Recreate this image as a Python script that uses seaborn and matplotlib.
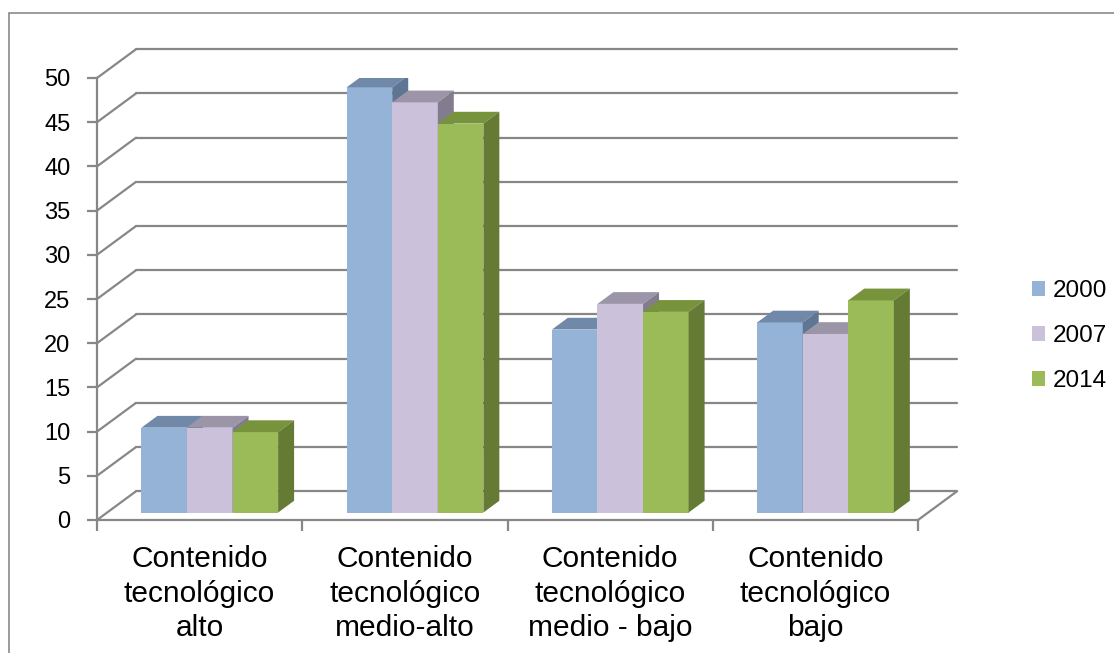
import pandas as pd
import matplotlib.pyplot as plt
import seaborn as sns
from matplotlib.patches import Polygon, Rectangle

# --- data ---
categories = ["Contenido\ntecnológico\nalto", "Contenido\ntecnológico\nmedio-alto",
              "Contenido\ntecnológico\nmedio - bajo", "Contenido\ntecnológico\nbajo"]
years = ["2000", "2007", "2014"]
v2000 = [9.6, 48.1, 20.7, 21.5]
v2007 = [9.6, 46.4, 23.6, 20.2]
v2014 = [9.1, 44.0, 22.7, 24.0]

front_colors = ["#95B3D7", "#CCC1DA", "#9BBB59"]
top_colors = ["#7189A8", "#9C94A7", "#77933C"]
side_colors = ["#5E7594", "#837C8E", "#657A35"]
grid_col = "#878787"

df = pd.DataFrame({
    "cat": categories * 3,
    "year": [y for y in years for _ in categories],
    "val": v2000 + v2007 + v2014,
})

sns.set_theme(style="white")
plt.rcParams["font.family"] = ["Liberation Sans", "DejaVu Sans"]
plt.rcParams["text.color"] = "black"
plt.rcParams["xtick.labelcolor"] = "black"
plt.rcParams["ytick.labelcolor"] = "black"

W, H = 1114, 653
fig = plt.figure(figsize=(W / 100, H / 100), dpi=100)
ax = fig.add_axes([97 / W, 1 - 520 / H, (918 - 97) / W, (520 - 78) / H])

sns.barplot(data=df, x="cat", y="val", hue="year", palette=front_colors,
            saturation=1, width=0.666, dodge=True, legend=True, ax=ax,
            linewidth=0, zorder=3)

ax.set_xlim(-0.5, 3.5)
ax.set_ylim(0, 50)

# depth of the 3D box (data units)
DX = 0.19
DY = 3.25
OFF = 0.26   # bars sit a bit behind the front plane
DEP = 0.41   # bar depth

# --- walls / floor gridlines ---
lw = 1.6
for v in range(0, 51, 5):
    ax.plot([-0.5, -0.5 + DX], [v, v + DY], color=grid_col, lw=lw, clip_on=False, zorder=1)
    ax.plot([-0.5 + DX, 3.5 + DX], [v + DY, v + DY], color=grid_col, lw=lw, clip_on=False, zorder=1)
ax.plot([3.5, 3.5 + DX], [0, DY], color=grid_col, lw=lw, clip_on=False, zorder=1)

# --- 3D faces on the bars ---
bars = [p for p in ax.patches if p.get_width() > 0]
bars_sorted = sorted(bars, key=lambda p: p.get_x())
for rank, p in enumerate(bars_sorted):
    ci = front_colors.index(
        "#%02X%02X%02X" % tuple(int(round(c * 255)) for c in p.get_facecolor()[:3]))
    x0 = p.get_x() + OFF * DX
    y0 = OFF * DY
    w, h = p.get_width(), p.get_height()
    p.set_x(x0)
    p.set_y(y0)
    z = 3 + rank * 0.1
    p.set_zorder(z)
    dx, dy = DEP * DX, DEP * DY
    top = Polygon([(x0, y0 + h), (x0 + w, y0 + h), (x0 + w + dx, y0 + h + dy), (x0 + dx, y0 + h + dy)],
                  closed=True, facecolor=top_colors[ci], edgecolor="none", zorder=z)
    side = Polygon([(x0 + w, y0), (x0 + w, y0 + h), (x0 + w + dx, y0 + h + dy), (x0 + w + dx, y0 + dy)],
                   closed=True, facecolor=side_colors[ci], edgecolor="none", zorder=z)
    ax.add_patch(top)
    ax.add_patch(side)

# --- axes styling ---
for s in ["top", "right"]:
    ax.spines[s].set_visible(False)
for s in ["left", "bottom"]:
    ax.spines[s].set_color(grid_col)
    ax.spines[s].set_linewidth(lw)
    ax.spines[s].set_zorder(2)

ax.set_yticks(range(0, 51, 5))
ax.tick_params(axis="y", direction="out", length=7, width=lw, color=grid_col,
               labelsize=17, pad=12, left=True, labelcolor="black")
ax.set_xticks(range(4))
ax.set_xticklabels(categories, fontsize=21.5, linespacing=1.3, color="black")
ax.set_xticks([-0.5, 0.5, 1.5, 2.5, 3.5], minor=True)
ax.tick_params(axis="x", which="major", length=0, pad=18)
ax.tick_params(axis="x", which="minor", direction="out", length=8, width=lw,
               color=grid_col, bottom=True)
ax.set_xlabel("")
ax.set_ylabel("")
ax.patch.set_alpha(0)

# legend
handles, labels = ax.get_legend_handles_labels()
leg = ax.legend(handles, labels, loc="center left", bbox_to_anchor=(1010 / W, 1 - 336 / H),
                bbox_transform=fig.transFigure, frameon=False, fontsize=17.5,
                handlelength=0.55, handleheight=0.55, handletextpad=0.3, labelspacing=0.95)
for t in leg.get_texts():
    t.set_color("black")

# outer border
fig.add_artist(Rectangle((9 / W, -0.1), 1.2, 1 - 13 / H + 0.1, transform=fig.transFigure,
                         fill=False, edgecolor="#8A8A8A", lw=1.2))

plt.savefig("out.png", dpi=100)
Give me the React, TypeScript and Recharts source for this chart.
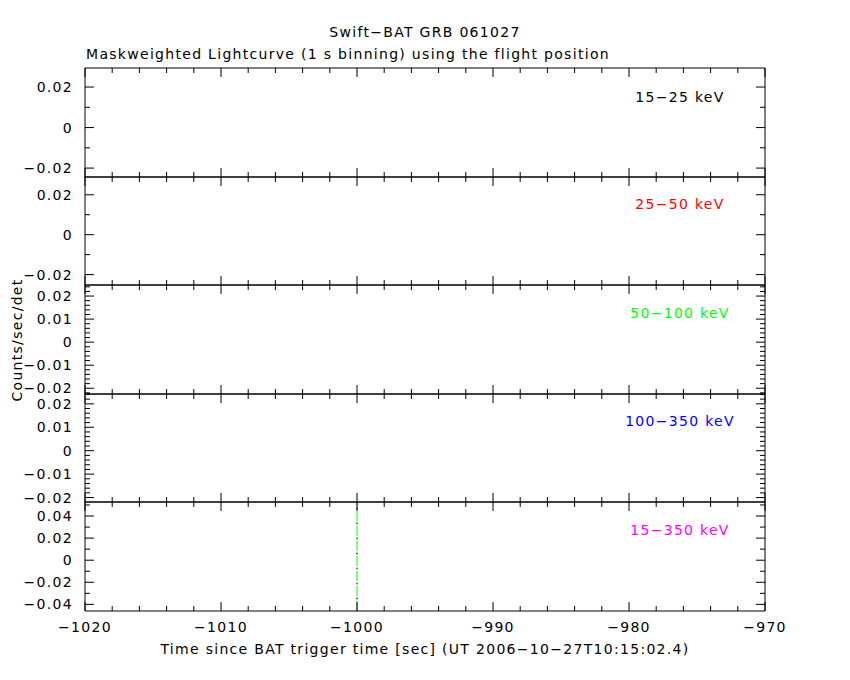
________________________________________
### Objective
Check each line of the entries above for the word "matplotlib". List the ones that have it.

### Response to this task
Recreate this image as a Python script that uses seaborn and matplotlib.
import matplotlib.pyplot as plt
from matplotlib.patches import Polygon, Rectangle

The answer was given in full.